"Sensitivity reader" - Pourquoi je ne peux pas blairer le terme et pourquoi je pense qu'on en a besoin. UN THREAD. ⏬
1- Pourquoi je ne peux pas blairer le terme ?
Parce que je ne suis pas là pour ménager la "sensibilité" de mes lecteurs. Si vous ne voulez pas être heurté dans vos convictions, que vous soyez un gentil progressiste ou un gros facho, passez votre chemin et allez lire Oui Oui.
Les mots ont un sens. Généraliser l'emploi d'un terme qui laisse entendre qu'il faut ménager les petits sentiments des gens pour faire de la bonne littérature, ça me parait effarant. J'espère que le français "démineur éditorial" prendra le dessus.
2- Pourquoi je pense qu'on a besoin de démineurs éditoriaux ?
Tout simplement pour faire des bons bouquins. Je lis régulièrement des livres, par exemple, dans lesquels les personnages féminins sont ridicules, et ce (là est le point clef :) SANS QUE L'AUTEUR L'AIT VOULU.
On ne parle pas de livres caricaturaux ou provocateurs, mais de bouquins réalistes qui deviennent tout d'un coup tout pourris parce que l'auteur s'est cru, dans son omniscience fantasmée, dispensé d'un travail de recherche. Interroger les personnes concernées permet non seulement
de ne pas insulter son lecteur (ce qui ne mange pas de pain, surtout quand on parle de populations qui s'en prennent régulièrement plein la gueule par ailleurs) mais d'améliorer son écriture.
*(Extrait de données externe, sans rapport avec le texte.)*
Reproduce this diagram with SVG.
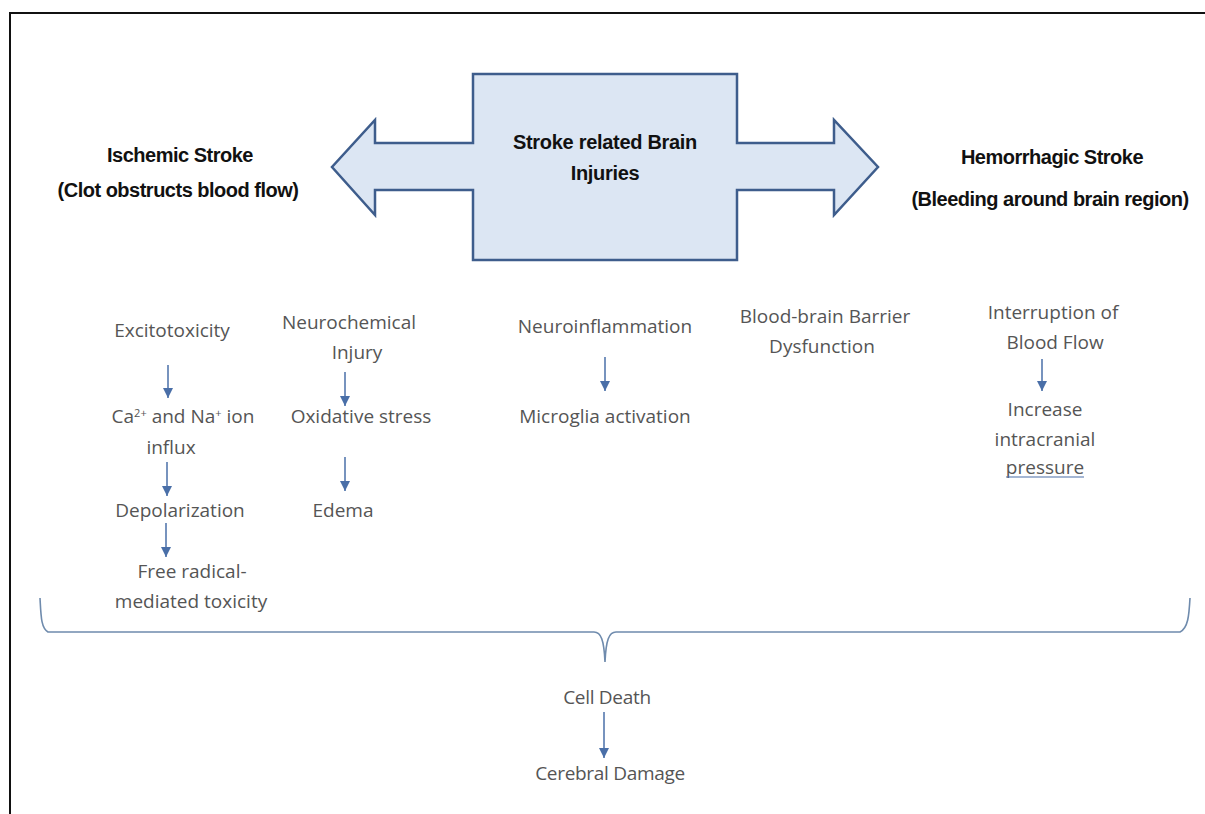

Je donne souvent l'exemple de Face au Dragon, mon roman dans lequel l'héroïne est noire
pour dire : "J'ai un perso qui vient du moyen-âge, j'ai interrogé des experts pour ne pas dire de conneries. Je ne vois pas pourquoi je ne ferai pas le même effort pour un perso noir."
[Aparte : ma consultante (terme que j'ai utilisé à l'époque) m'a finalement fait assez peu de remarques sur mes biais de blanche... par contre j'avais commis une énorme maladresse en abordant le sujet de la dyspraxie. Une phrase qui se voulait bienveillante mais était en
réalité parfaitement insultante. Merci à une personne concernée de me l'avoir signalé, m'évitant à la fois de blesser des gens sans le vouloir et de me taper la honte en faisant ce qui relève, dans mon métier, d'une faute professionnelle.]
Bref : nous sommes influencés par la société dans laquelle nous vivons, même si nous sommes trèèès intelligent et avons une graaande personnalité. Je suis blanche, j'ai forcément des biais racistes que j'ignore. Ecouter les concernés n'affaiblit pas la créativité, AU CONTRAIRE :
ces informations vont nous permettre de l'enrichir ET, quand nous provoquons ou heurtons des sensibilités, de le faire intelligemment, avec les billes pour défendre notre choix.
3- Est-ce que je pense qu'il y a des risques associés aux démineurs éditoriaux ?
Oui. Je pense qu'il est naïf d'imaginer qu'il n'y aura aucune auto-censure ou trouillardise éditoriale si l'emploi se généralise. (On voit déjà un coté très lisse et/ou gros sabots dans des séries
américaines, me semble-t-il.)
MAIS.
- Déjà, entre ça et une palanquée de bouquins racistes/sexistes/homophobes/blindé de fake news, j'ai fait mon choix.
- Ce risque ne me semble pas à craindre sur le long terme, une fois que nous aurons appris à bien employer ce nouveau métier.
Conclusion :
Auteurs : bossez sur vos biais, prenez du recul, faites des recherches auprès des gens qui savent même si vous vous croyez super humanistes et gentillous, ça fait partie de votre BOULOT.
Addendum : je n'ai volontairement pas parlé de la représentativité qui, si elle me semble importante dans mon travail, me parait plus relever d'un souci de parole donnée aux auteurs concernés que de travail sur soi des auteurs "dominants".